In keeping with my theme of Jewish custom and weddings, I will of course end this with the traditional Jewish toast—actually, the only one really—“l’chaim.” Although she has done a wonderful job teaching M all the important Yiddish words and expressions, and even though she is once again fluent in Hebrew having just gotten back from Israel, I won’t embarrass A by asking her to demonstrate her amazing knack for Hebrew. But if I were to ask people to translate “l’chaim,” they would most likely say it means “To Life,” just like Tevya taught us in Fiddler on the Roof. This is in fact incorrect. “L’Chai” means to life; the toast “l’chaim” is plural and actually means “to lives.” The rabbis say that this expresses the idea that no one can live life alone, that we all need someone to share it with. There’s no point in toasting to life alone, they say, because a life that is not shared, is a life unlivable. So, we toast “to lives,” in which we share with others what is truly meaningful in life.

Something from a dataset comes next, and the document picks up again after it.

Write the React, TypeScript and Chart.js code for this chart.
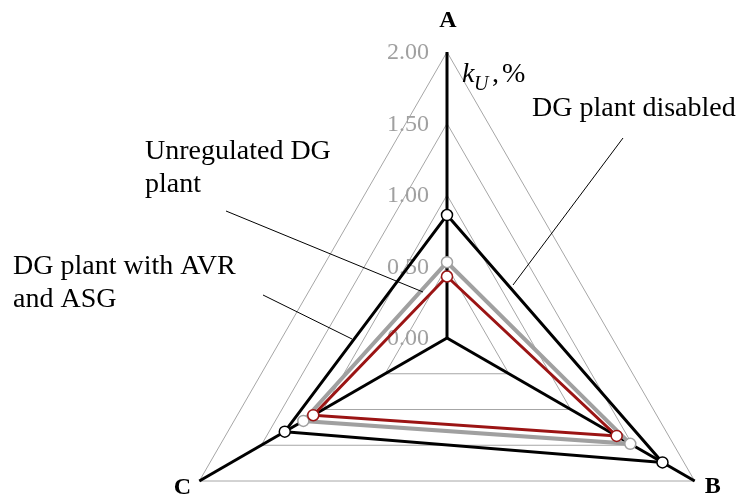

A and M are now sharing their lives not just with each other, but with each other’s friends and each other’s families, and as such, it is all the more fitting that we raise our glasses and drink to the blending of all of these lives. “L’Chaim.”

Just read that all the way through, and I think thats a truly inspiring, brilliant, rather funny speech.
Youve kept it short, HAPPY (most important) and not gone of into anything un needed, aswell as sharing an interesting fact.
I think its perfect, good work.
 
Thanks, Artemis, you're my new best friend :hail:

I cleaned it up a little, but didn't take anything important out.

We went to my cousin's wedding a few years ago, and my sister and I sat there saying, "OK, you aren't allowed to say that at my wedding" and "Don't let me do that at my wedding" and "You better not to have that at my wedding." So, I figured that silly anecdotes were an issue.

Thanks for all of your help and support!